Snake wood micro sized water hole = very heavy,    Cocobolo medium sized water holes  and the woods weight reflects that.
Cedar, burl wood some maples and depending how its cut have large water holes or pours.
I use compered air allot.

My point is there is no sanding smooth.........................
Please think about  what I just said about the water pours in the wood and now think about what happens you sand across the grain.

Your sanding the wood but the wood dust is filling up the water pours in the wood .

Sure you getting a smooth surface, imo you are also dulling the woods natural color.
If you took a air gun and blow the dust out of the water pours,you will notice you still have holes in the wood. 

I turn my lathe off and sand with the grain 120 to 220 grit then a couple swipes with a green scotch Brite pad  blow the wood off with dry oil free compressed air.

Straight up
If you are doing a segmented pen and some of the wood is maple and you sand with the lathe on ! 
LOL   Your screwed ...... the dark sanding dust just got into the water pours of the maple and its impossible to get out and your maple will look muddy water brown......


----------



## Hendu3270 (May 9, 2016)

Dave_Junior said:


> Thanks for the reply, I am using woodworking sandpaper (the stuff that comes on the rolls) and start with 150 grit. The burls are walnut and maple. What is the best technique to use when sanding? What direction? If I keep sanding, will I be able to get rid of the scratches?
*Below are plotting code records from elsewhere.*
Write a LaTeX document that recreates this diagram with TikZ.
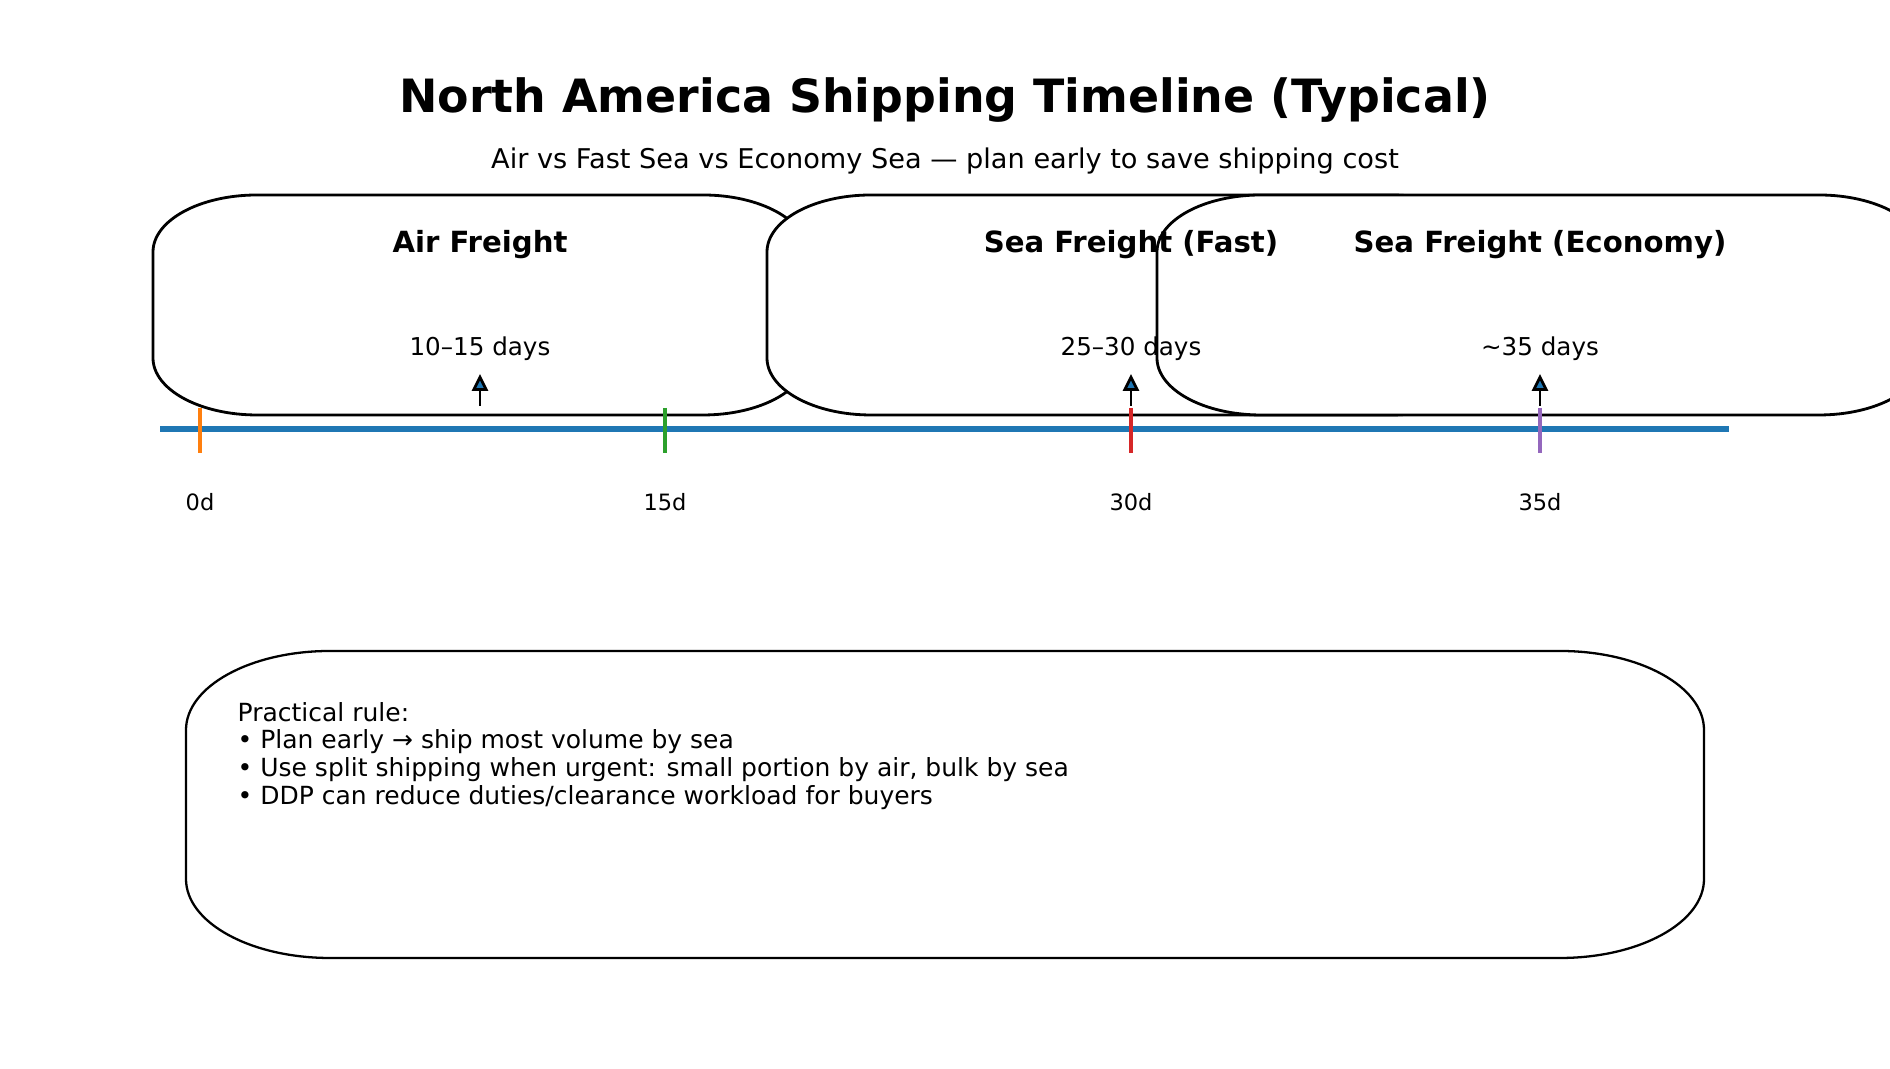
\documentclass[tikz,border=0pt]{standalone}
\usepackage{fontspec}
\setmainfont{DejaVu Sans}
\usepackage{xcolor}
\usetikzlibrary{arrows.meta}

\definecolor{tlblue}{HTML}{1F77B4}
\definecolor{tlorange}{HTML}{FF7F0E}
\definecolor{tlgreen}{HTML}{2CA02C}
\definecolor{tlred}{HTML}{D62728}
\definecolor{tlpurple}{HTML}{9467BD}

% outline with oval corners round a named (empty) node
\newcommand{\ovaledge}[4][]{%
  \filldraw[boxline,#1] ([xshift=#3]#2.south west) -- ([xshift=-#3]#2.south east)
    arc[start angle=-90, end angle=0, x radius=#3, y radius=#4]
    -- ([yshift=-#4]#2.north east)
    arc[start angle=0, end angle=90, x radius=#3, y radius=#4]
    -- ([xshift=#3]#2.north west)
    arc[start angle=90, end angle=180, x radius=#3, y radius=#4]
    -- ([yshift=#4]#2.south west)
    arc[start angle=180, end angle=270, x radius=#3, y radius=#4]
    -- cycle;}

\begin{document}
\begin{tikzpicture}[
    boxarea/.style={inner sep=0pt, outer sep=0pt},
    boxline/.style={draw=black, fill=white, line width=0.8pt},
    headtext/.style={font=\bfseries\fontsize{8.3}{10}\selectfont, anchor=base, inner sep=0pt},
    daytext/.style={font=\fontsize{7.0}{9}\selectfont, anchor=base, inner sep=0pt},
    ticktext/.style={font=\fontsize{6.4}{8}\selectfont, anchor=base, inner sep=0pt},
    tickmark/.style={line width=1.1pt},
    uparrow/.style={line width=0.8pt, -{Triangle[length=0.17cm, width=0.16cm, fill=tlblue]}}
  ]
    \useasboundingbox (0, 0) rectangle (18.90, 10.69);
    \clip (0, 0) rectangle (18.90, 10.69);

    \node[font=\bfseries\fontsize{13.05}{16}\selectfont, anchor=base, inner sep=0pt](title) at (9.45, 9.56) {North America Shipping Timeline (Typical)};
    \node[font=\fontsize{7.73}{9}\selectfont, anchor=base, inner sep=0pt](subtitle) at (9.45, 9.00) {Air vs Fast Sea vs Economy Sea — plan early to save shipping cost};

    % freight boxes
    \node[boxarea, minimum width=6.54cm, minimum height=2.20cm](air) at (4.80, 7.64) {};
    \node[boxarea, minimum width=7.28cm, minimum height=2.20cm](fast) at (11.31, 7.64) {};
    \node[boxarea, minimum width=7.66cm, minimum height=2.20cm](eco) at (15.40, 7.64) {};
    \ovaledge{air}{1.04cm}{0.57cm}
    \ovaledge{fast}{1.04cm}{0.57cm}
    \ovaledge{eco}{1.04cm}{0.57cm}

    \node[headtext](air-name) at (4.80, 8.16) {Air Freight};
    \node[headtext](fast-name) at (11.31, 8.16) {Sea Freight (Fast)};
    \node[headtext](eco-name) at (15.40, 8.16) {Sea Freight (Economy)};
    \node[daytext](air-days) at (4.80, 7.13) {10–15 days};
    \node[daytext](fast-days) at (11.31, 7.13) {25–30 days};
    \node[daytext](eco-days) at (15.40, 7.13) {\textasciitilde35 days};

    % timeline
    \coordinate(line-start) at (1.60, 6.40);
    \coordinate(line-end) at (17.29, 6.40);
    \draw[tlblue, line width=1.7pt] (line-start)--(line-end);

    \coordinate(d0-top) at (2.00, 6.61);
    \coordinate(d0-bot) at (2.00, 6.16);
    \coordinate(d15-top) at (6.65, 6.61);
    \coordinate(d15-bot) at (6.65, 6.16);
    \coordinate(d30-top) at (11.31, 6.61);
    \coordinate(d30-bot) at (11.31, 6.16);
    \coordinate(d35-top) at (15.40, 6.61);
    \coordinate(d35-bot) at (15.40, 6.16);
    \draw[tickmark, tlorange] (d0-top)--(d0-bot);
    \draw[tickmark, tlgreen] (d15-top)--(d15-bot);
    \draw[tickmark, tlred] (d30-top)--(d30-bot);
    \draw[tickmark, tlpurple] (d35-top)--(d35-bot);

    \node[ticktext](d0) at (2.00, 5.58) {0d};
    \node[ticktext](d15) at (6.65, 5.58) {15d};
    \node[ticktext](d30) at (11.31, 5.58) {30d};
    \node[ticktext](d35) at (15.40, 5.58) {35d};

    % arrows up to the durations
    \coordinate(air-foot) at (4.80, 6.63);
    \coordinate(air-tip) at (4.80, 6.95);
    \coordinate(fast-foot) at (11.31, 6.63);
    \coordinate(fast-tip) at (11.31, 6.95);
    \coordinate(eco-foot) at (15.40, 6.63);
    \coordinate(eco-tip) at (15.40, 6.95);
    \draw[uparrow] (air-foot)--(air-tip);
    \draw[uparrow] (fast-foot)--(fast-tip);
    \draw[uparrow] (eco-foot)--(eco-tip);

    % rule of thumb
    \node[boxarea, minimum width=15.18cm, minimum height=3.07cm](rule) at (9.45, 2.645) {};
    \ovaledge[line width=0.65pt]{rule}{1.44cm}{0.79cm}
    \node[font=\fontsize{7.11}{7.9}\selectfont, align=left, anchor=west, inner sep=0pt](rule-text) at (2.37, 3.13)
      {Practical rule:\\• Plan early → ship most volume by sea\\• Use split shipping when urgent: small portion by air, bulk by sea\\• DDP can reduce duties/clearance workload for buyers};
  \end{tikzpicture}
\end{document}
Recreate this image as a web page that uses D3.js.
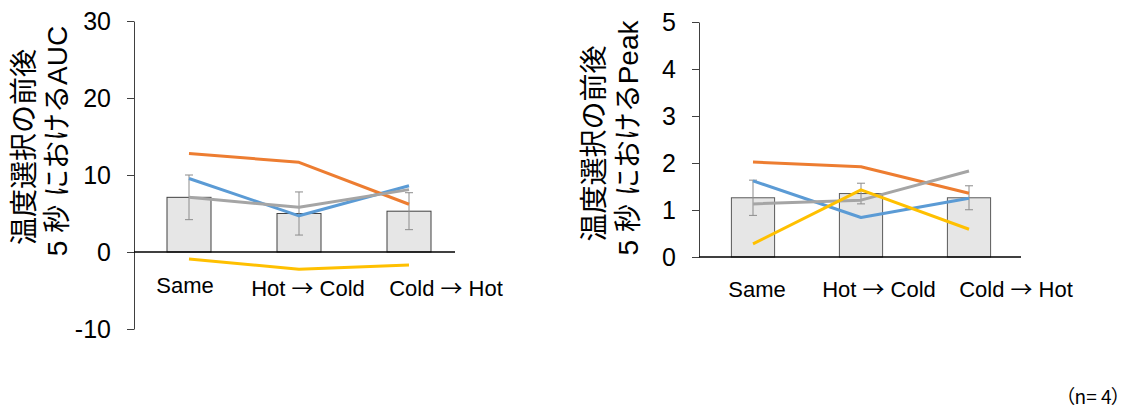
<!DOCTYPE html>
<html>
<head>
<meta charset="utf-8">
<script src="https://cdn.jsdelivr.net/npm/d3@7"></script>
<style>
  body { margin: 0; background: #fff; }
  svg { display: block; }
  text { font-family: "Liberation Sans", Arial, "Noto Sans CJK JP", sans-serif; fill: #000; }
</style>
</head>
<body>
<div id="chart"></div>
<script>
// categories
const categories = ['Same', 'Hot \u2192 Cold', 'Cold \u2192 Hot'];

// AUC panel (left)
const aucTicks = [-10, 0, 10, 20, 30];
const aucMean = [7.1, 5.0, 5.3];
const aucErr = [2.9, 2.8, 2.4];
const aucBlue = [9.55, 4.7, 8.6];
const aucOrange = [12.8, 11.65, 6.2];
const aucGray = [7.1, 5.8, 8.1];
const aucYellow = [-0.9, -2.25, -1.7];

// Peak panel (right)
const peakTicks = [0, 1, 2, 3, 4, 5];
const peakMean = [1.26, 1.35, 1.26];
const peakErr = [0.375, 0.22, 0.255];
const peakBlue = [1.62, 0.84, 1.25];
const peakOrange = [2.02, 1.92, 1.355];
const peakGray = [1.13, 1.21, 1.83];
const peakYellow = [0.28, 1.43, 0.59];

const titleLine1 = '温度選択の前後';
const aucTitle2 = '5 秒 におけるAUC';
const peakTitle2 = '5 秒 におけるPeak';
const noteText = '（n= 4）';

const lineColors = ['#5B9BD5', '#ED7D31', '#A5A5A5', '#FFC000'];

const svg = d3.select('#chart').append('svg')
    .attr('width', 1125)
    .attr('height', 412);

function drawPanel(cfg) {
    const x = d3.scaleBand()
        .domain(categories)
        .range([cfg.x0, cfg.x1])
        .paddingInner(0.6)
        .paddingOuter(0.3);

    const y = d3.scaleLinear()
        .domain(cfg.domain)
        .range([cfg.yBottom, cfg.yTop]);

    const g = svg.append('g');

    // bars
    g.selectAll('.bar')
        .data(cfg.mean)
        .join('rect')
        .attr('x', (d, i) => x(categories[i]))
        .attr('width', x.bandwidth())
        .attr('y', d => y(d))
        .attr('height', d => y(0) - y(d))
        .attr('fill', '#E6E6E6')
        .attr('stroke', cfg.barStroke)
        .attr('stroke-width', 1);

    // error bars
    const cx = i => x(categories[i]) + x.bandwidth() / 2;
    cfg.mean.forEach((m, i) => {
        const e = cfg.err[i];
        const eg = g.append('g').attr('stroke', '#8C8C8C').attr('stroke-width', 1);
        eg.append('line').attr('x1', cx(i)).attr('x2', cx(i)).attr('y1', y(m + e)).attr('y2', y(m - e));
        eg.append('line').attr('x1', cx(i) - 4).attr('x2', cx(i) + 4).attr('y1', y(m + e)).attr('y2', y(m + e));
        eg.append('line').attr('x1', cx(i) - 4).attr('x2', cx(i) + 4).attr('y1', y(m - e)).attr('y2', y(m - e));
    });

    // y axis
    const yAxis = g.append('g')
        .attr('transform', `translate(${cfg.x0},0)`)
        .call(d3.axisLeft(y)
            .tickValues(cfg.ticks)
            .tickFormat(d => String(d))
            .tickSizeInner(7)
            .tickSizeOuter(0)
            .tickPadding(16));
    yAxis.select('.domain').attr('stroke', '#404040');
    yAxis.selectAll('.tick line').attr('stroke', '#404040');
    yAxis.selectAll('.tick text')
        .style('font-size', '25px')
        .style('font-family', '"Liberation Sans", Arial, sans-serif')
        .attr('fill', '#000');

    // x axis baseline at zero
    g.append('line')
        .attr('x1', cfg.x0)
        .attr('x2', cfg.xAxisEnd)
        .attr('y1', y(0))
        .attr('y2', y(0))
        .attr('stroke', '#000')
        .attr('stroke-width', 1.5);

    // individual lines
    const line = d3.line()
        .x((d, i) => cx(i))
        .y(d => y(d));
    cfg.series.forEach((s, k) => {
        g.append('path')
            .datum(s)
            .attr('d', line)
            .attr('fill', 'none')
            .attr('stroke', lineColors[k])
            .attr('stroke-width', 3)
            .attr('stroke-linejoin', 'round');
    });

    // category labels (arrow drawn in the CJK font, which has a wider glyph)
    categories.forEach((c, i) => {
        const t = g.append('text')
            .attr('x', cx(i) + cfg.labelDx[i])
            .attr('y', cfg.labelY + cfg.labelDy[i])
            .attr('text-anchor', 'middle')
            .style('font-size', '22px');
        c.split(/(\u2192)/).forEach(part => {
            const ts = t.append('tspan').text(part);
            if (part === '\u2192') ts.style('font-family', '"Noto Sans CJK JP", sans-serif');
        });
    });

    // y title (two rotated lines)
    cfg.titles.forEach(t => {
        g.append('text')
            .attr('transform', `translate(${t.x},${t.y}) rotate(-90)`)
            .attr('text-anchor', 'middle')
            .attr('dominant-baseline', 'central')
            .style('font-size', '28px')
            .text(t.text);
    });
}

drawPanel({
    x0: 134, x1: 464, xAxisEnd: 455,
    domain: [-10, 30], yBottom: 329, yTop: 21,
    ticks: aucTicks,
    mean: aucMean, err: aucErr,
    series: [aucBlue, aucOrange, aucGray, aucYellow],
    barStroke: '#404040',
    labelY: 296, labelDx: [-4, 9, 37], labelDy: [-3, 0, 0],
    titles: [
        { x: 24, y: 147, text: titleLine1 },
        { x: 57, y: 141, text: aucTitle2 }
    ]
});

drawPanel({
    x0: 699, x1: 1023, xAxisEnd: 1021,
    domain: [0, 5], yBottom: 257, yTop: 22,
    ticks: peakTicks,
    mean: peakMean, err: peakErr,
    series: [peakBlue, peakOrange, peakGray, peakYellow],
    barStroke: '#595959',
    labelY: 297, labelDx: [4, 18, 47], labelDy: [0, 0, 0],
    titles: [
        { x: 594, y: 143.5, text: titleLine1 },
        { x: 628, y: 138, text: peakTitle2 }
    ]
});

// sample size note (proportional full-width parentheses)
svg.append('text')
    .attr('x', 1121)
    .attr('y', 404)
    .attr('text-anchor', 'end')
    .style('font-size', '19px')
    .style('font-feature-settings', '"palt" 1')
    .style('font-family', '"Noto Sans CJK JP", "Liberation Sans", sans-serif')
    .text(noteText);
</script>
</body>
</html>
I would suggest making very light final cuts with your tools and start sanding at 320+ in my opinion.


----------



## leehljp (May 9, 2016)

farmer said:


> If you are doing a segmented pen and some of the wood is maple and you sand with the lathe on !
> LOL   Your screwed ...... the dark sanding dust just got into the water pours of the maple and its impossible to get out and your maple will look muddy water brown......



. . . hence what John T said about the skew and Russ said about the scraper, depending on the type of wood. Done correctly and with practice, a very smooth wood finish can be obtained without using any sandpaper, with the skew or the scraper, depending upon the wood type.


----------



## jttheclockman (May 9, 2016)

leehljp said:


> farmer said:
> 
> 
> > If you are doing a segmented pen and some of the wood is maple and you sand with the lathe on !
> ...




It is so true Hank. As an example, if I had to hit this pen with sandpaper, oh the mess I would have had. The ebony would have contaminated the holly for sure. So many of those scratch problems can be eliminated. No need to have a wood blank baby bottom smooth. You are putting a finish on the pen.


----------



## farmer (May 19, 2016)

*That pen*



jttheclockman said:


> leehljp said:
> 
> 
> > farmer said:
> ...




Wow  I am impressed .


----------



## jttheclockman (May 19, 2016)

These were done a couple years ago. People here are tired of seeing them.


----------